The question of adequate legal representation has now become particularly critical as it appears that Shtyblikov is ‘admitting guilt’, with this meaning a separate court hearing where proof is not required.  That in turn has implications for all three men, as Shtyblikov has been named the ‘leader’ of the so-called saboteur plot. 

During the first month, it was only Volodymyr Dudka who was able to see an independent lawyer, not provided by the FSB.  It is telling that Dudka retracted the previously provided ‘confession’ and said that it had been extracted through duress and threats to his family. 

Shtyblikov has probably not seen an independent lawyer at all.  Back in November, he supposedly rejected the services of Alexander Popkov, who had contracted an agreement with the Shtyblikov family.  Popkov was not allowed to see Shtyblikov and hear this from him, which is a serious breach of procedural legislation.  It is therefore unclear whether the person Shtyblikov has agreed should represent him was freely chosen. 

It would be dangerous to get into conflict with the only lawyer Shtyblikov has, however his family’s concern about the likely motives for his behaviour is easy to understand.  They know the charges to be absurd, which raises worrying questions about what is making him admit to something he didn’t do.  They believe it likely that he is being placed under great pressure, possibly with threats of some sort to his family.

The same attempts to prevent independent defence have been seen in the case of Panov and Zakhtei, as well as with other Ukrainians seized and tried since Russia’s annexation of Crimea. In all such cases, the people have since made it clear that the appointed lawyers were serving the prosecution, not them.

In this case, the situation is exacerbated by virtually total secrecy.  Dudka’s lawyer has said that she had to sign an undertaking not to divulge any information.  It is known that Bessarabov now has a lawyer, but whether by choice or FSB appointment is unclear.  Bessarabov’s family are largely avoiding talking with anybody, including the other men’s families, although the three men do know each other.  For a decade until February 2014, Shtyblikov and Bessarabov worked together in the Nomos Centre for furthering research into geopolitical issues and Euro-Atlantic cooperation in the Black Sea Region.  46-year-old Shtyblikov was the Director of International Programs while Bessarabov, now 40, was Deputy Editor of the journal ‘Black Sea Security’.  52-year-old Dudka was a former military sea captain, who retired for health reasons back in 2009.  He then worked for the Ukrainian Emergency Services, using his professional skills to locate unexploded mines from WWII, and continued the same work for the analogous Russian agency after annexation.
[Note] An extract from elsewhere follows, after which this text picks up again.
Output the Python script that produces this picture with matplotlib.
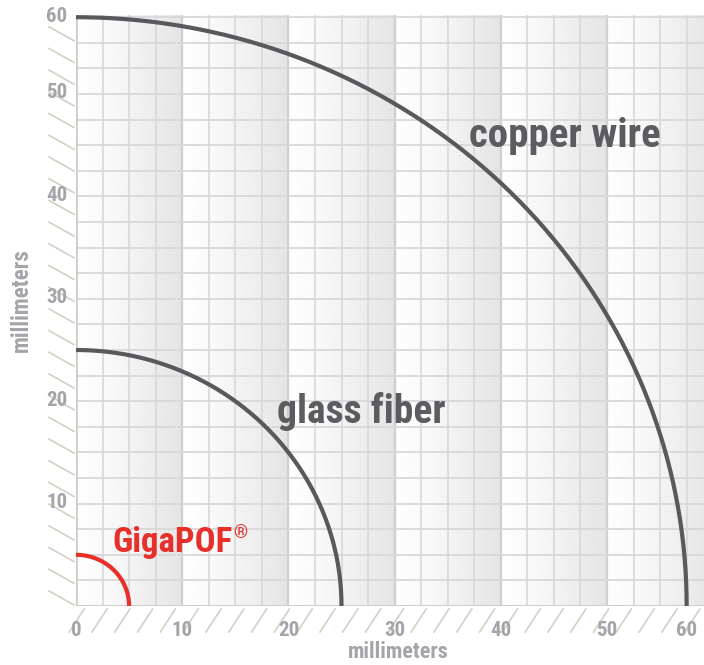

His son and infant granddaughter are very much the focus of his life, and he remained in Sevastopol because of them. 

The families of all the men are frightened to speak publicly, fearing the consequences to the men or to themselves. 

It is imperative that Shtyblikov receives proper legal defence now and that the prosecution is forced in open trial to prove its claims against all three men.  This is very clearly what the FSB are trying to avoid with it worryingly easy to imagine the frightening pressure which the men are facing.